Another means is to simply send an email.  My emails are simply entitled:  "Mom letter".   They are sent out about monthly.   In it I try to share uplifting things I've recently learned, as well as address those things I think we could do better as a family.   My children are encouraged to at least let me know they have read it.  But, most often my children actually share their thoughts about its content and what they have been learning and the ways they have seen the hand of the Lord in their lives.    It is a great way to keep the whole family up to date on family activities.    It is even an opportunity to request extra prayers in our behalf during difficult times.

Another venue for sharing is to simply gather once a month as a family, especially if there are a number of married children as we have.  We take turns preparing a short gospel centered lesson and then everyone shares a brief uplifting event or thought.   We then do a "fun"  activity and of course we share good food.  Those families living away can even join us via Skype for the sharing and lesson parts.  It has been a great way to stay connected.

Finally, I enjoyed simply writing my thoughts on a subject in essay form.  This has been especially handy when one of my children approach me on a subject such as repentance when they are asked to teach or speak.  I can send them to my "Quotable Quote Binder", where they will also find the essay.   (I may include some of these essays on this blog.) 

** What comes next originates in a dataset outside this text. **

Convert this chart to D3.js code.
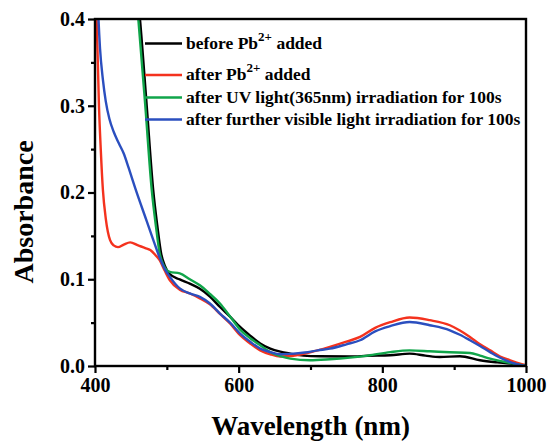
<!DOCTYPE html>
<html>
<head>
<meta charset="utf-8">
<script src="https://cdn.jsdelivr.net/npm/d3@7"></script>
<style>
  body { margin: 0; background: #fff; }
  text { font-family: "Liberation Serif", "Times New Roman", serif; font-weight: bold; fill: #000; }
</style>
</head>
<body>
<svg id="chart" width="550" height="441"></svg>
<script>
// UV-vis absorption spectra (wavelength in nm, absorbance)
const wlBefore  = [458, 462.6, 472, 481, 487, 492, 497, 504, 518, 532, 546, 560, 574, 588, 602, 616, 630, 644, 658, 672, 690, 713, 755, 780, 811, 838, 860, 880, 908, 936, 960, 978, 1000];
const absBefore = [0.44, 0.40, 0.30, 0.203, 0.160, 0.130, 0.116, 0.106, 0.0998, 0.095, 0.089, 0.080, 0.068, 0.057, 0.045, 0.035, 0.026, 0.020, 0.0165, 0.0143, 0.012, 0.0112, 0.011, 0.0118, 0.0124, 0.0143, 0.012, 0.0104, 0.0112, 0.0066, 0.0042, 0.0028, 0.0];

const wlPb  = [400, 402.3, 405.5, 408, 411, 415, 421, 426, 432, 440, 449, 460, 470, 477, 484, 490, 497, 504, 518, 532, 546, 560, 574, 588, 602, 616, 630, 644, 658, 672, 692, 710, 727, 750, 769, 790, 811, 838, 866, 894, 908, 922, 936, 950, 964, 978, 1000];
const absPb = [0.43, 0.40, 0.30, 0.25, 0.203, 0.170, 0.145, 0.139, 0.137, 0.140, 0.1425, 0.139, 0.136, 0.1336, 0.128, 0.122, 0.110, 0.099, 0.088, 0.0836, 0.078, 0.071, 0.060, 0.049, 0.0355, 0.026, 0.018, 0.0135, 0.011, 0.0115, 0.0143, 0.018, 0.022, 0.028, 0.0335, 0.044, 0.0505, 0.0559, 0.0528, 0.047, 0.041, 0.0335, 0.025, 0.018, 0.011, 0.0066, 0.0008];

const wlUV  = [456, 460.3, 470, 479, 485, 490, 495, 504, 518, 532, 546, 560, 574, 588, 602, 616, 630, 644, 658, 672, 699, 727, 755, 780, 811, 838, 866, 894, 922, 936, 950, 978, 1000];
const absUV = [0.44, 0.40, 0.30, 0.203, 0.160, 0.130, 0.117, 0.1085, 0.1067, 0.100, 0.093, 0.083, 0.072, 0.057, 0.042, 0.032, 0.024, 0.016, 0.0115, 0.0085, 0.0066, 0.0078, 0.0097, 0.012, 0.016, 0.018, 0.017, 0.0158, 0.015, 0.012, 0.0085, 0.0035, 0.0];

const wlVis  = [403, 404.6, 407, 411, 415, 420, 426, 433, 440, 447, 456, 472, 480, 490, 497, 504, 518, 532, 546, 560, 574, 588, 602, 616, 630, 644, 658, 672, 692, 710, 727, 750, 769, 790, 811, 838, 866, 894, 908, 922, 936, 950, 964, 978, 1000];
const absVis = [0.44, 0.405, 0.366, 0.33, 0.305, 0.285, 0.27, 0.257, 0.245, 0.228, 0.205, 0.167, 0.148, 0.125, 0.112, 0.103, 0.0894, 0.0836, 0.0797, 0.072, 0.0605, 0.050, 0.0374, 0.028, 0.020, 0.016, 0.0135, 0.014, 0.0155, 0.018, 0.020, 0.025, 0.0297, 0.040, 0.046, 0.0508, 0.047, 0.0412, 0.036, 0.0297, 0.023, 0.016, 0.0095, 0.0046, 0.0];

const seriesColors = ["#000000", "#f4321e", "#10a54a", "#2b4fbf"];
const legendLabels = [
  [["before Pb", false], ["2+", true], [" added", false]],
  [["after Pb", false], ["2+", true], [" added", false]],
  [["after UV light(365nm) irradiation for 100s", false]],
  [["after further visible light irradiation for 100s", false]]
];

const xMajor = [400, 600, 800, 1000];
const xMinor = [500, 700, 900];
const yMajor = [0.0, 0.1, 0.2, 0.3, 0.4];
const yMinor = [0.05, 0.15, 0.25, 0.35];

const series = [
  d3.zip(wlBefore, absBefore),
  d3.zip(wlPb, absPb),
  d3.zip(wlUV, absUV),
  d3.zip(wlVis, absVis)
];

const svg = d3.select("#chart");
const W = 550, H = 441;
const m = { left: 95, right: 24, top: 19, bottom: 75 };

const x = d3.scaleLinear().domain([400, 1000]).range([m.left, W - m.right]);
const y = d3.scaleLinear().domain([0, 0.4]).range([H - m.bottom, m.top]);

svg.append("defs").append("clipPath").attr("id", "plot-area")
  .append("rect")
  .attr("x", m.left).attr("y", m.top)
  .attr("width", W - m.left - m.right).attr("height", H - m.top - m.bottom);

// spectra
const line = d3.line()
  .x(d => x(d[0]))
  .y(d => y(d[1]))
  .curve(d3.curveMonotoneX);

svg.append("g").attr("clip-path", "url(#plot-area)")
  .selectAll("path").data(series).join("path")
  .attr("d", line)
  .attr("fill", "none")
  .attr("stroke", (d, i) => seriesColors[i])
  .attr("stroke-width", 2.4)
  .attr("stroke-linejoin", "round");

// axes
const fmtY = d3.format(".1f");
function styleAxis(g) {
  g.select(".domain").remove();
  g.selectAll(".tick line").attr("stroke", "#000").attr("stroke-width", 2.2);
  g.selectAll(".tick text").style("font-size", "20px");
}

svg.append("g").attr("transform", `translate(0,${y(0)})`)
  .call(d3.axisBottom(x).tickValues(xMajor).tickSize(7).tickPadding(5).tickFormat(d3.format("d")))
  .call(styleAxis);
svg.append("g").attr("transform", `translate(0,${y(0)})`)
  .call(d3.axisBottom(x).tickValues(xMinor).tickSize(4).tickFormat(""))
  .call(styleAxis);
svg.append("g").attr("transform", `translate(${x(400)},0)`)
  .call(d3.axisLeft(y).tickValues(yMajor).tickSize(7).tickPadding(3).tickFormat(fmtY))
  .call(styleAxis);
svg.append("g").attr("transform", `translate(${x(400)},0)`)
  .call(d3.axisLeft(y).tickValues(yMinor).tickSize(4).tickFormat(""))
  .call(styleAxis);

// frame
svg.append("rect")
  .attr("x", x(400)).attr("y", y(0.4))
  .attr("width", x(1000) - x(400)).attr("height", y(0) - y(0.4))
  .attr("fill", "none").attr("stroke", "#000").attr("stroke-width", 2.4);

// axis titles
svg.append("text")
  .attr("x", (x(400) + x(1000)) / 2).attr("y", 435)
  .attr("text-anchor", "middle").style("font-size", "27px")
  .text("Wavelength (nm)");
svg.append("text")
  .attr("transform", `translate(33,${212}) rotate(-90)`)
  .attr("text-anchor", "middle").style("font-size", "28px")
  .text("Absorbance");

// legend
const legendRows = [43.5, 75, 97.5, 119.5];
const lg = svg.append("g");
legendLabels.forEach((parts, i) => {
  const ry = legendRows[i];
  lg.append("line")
    .attr("x1", 145).attr("x2", 182).attr("y1", ry).attr("y2", ry)
    .attr("stroke", seriesColors[i]).attr("stroke-width", 2.4);
  const t = lg.append("text").attr("x", 186).attr("y", ry + 5).style("font-size", "17.5px");
  parts.forEach(([s, sup], k) => {
    const ts = t.append("tspan").text(s);
    if (sup) ts.attr("dy", -8).style("font-size", "13px");
    else if (k > 0) ts.attr("dy", 8);
  });
});
</script>
</body>
</html>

What I have learned most is that the greatest benefit of sharing is mostly mine.  That is why I keep doing it.  It is a great challenge to put your thoughts on paper.   It forces me to review and consider the many blessings that have been mine and what I may have learned from periods of adversity.  When the kids share what they are learning, my faith is greatly strengthened.  A side benefit has been that it seems the Lord is trying to teach us all the same kinds of lessons.  We see great purpose in life struggles and realize the Lord is trying to refine our understanding of true gospel principles and identify weaknesses in thought.  Mostly, he is trying to help us understand our nothingness and how much we rely upon the atonement and that we need that atonement as much as anyone we have ever met.   I love the Bible Dictionary's definition of faith, especially the following statement:  "Faith is kindled by hearing the testimony of those who have faith".

I recalled a dream, my oldest son had while on his mission.  In the dream, he and I were scuba diving.  While we were doing so, we happened upon a treasure.  He asked me what it was, even wondering if it were the actual "Ark of the Covenant".  I told him that the treasure was Zion and "it is established in families".  That was the extent of the dream.  Zion has been defined as the "pure in heart".  Zion indicates to me a plural word meaning a group of people united in the goal of overcoming the world and seeking a heavenly connection.   We need to seek this treasure more fervently as a family.

Given our need to talk as older moms, how can we satisfy this need and still maintain relationships and credibility-- all the while still giving those within the sound of our voices, freedom to make their own choices and  the privilege of gaining their own experience?    It is a tightrope and not easily navigated.  Actually impossible to navigate if we don't involved the Lord in the process.   But I have some strange advice--advice that has not made me necessarily popular among my associates.  It is to err on  the side of saying too much rather than too little.  Certainly we need to learn when to be quiet.  Certainly, we need to make our words as palatable as possible.  But, we do need to say it, as lovingly and as succinctly as possible.   Why?  Because eternity hangs in the balance and we need to talk!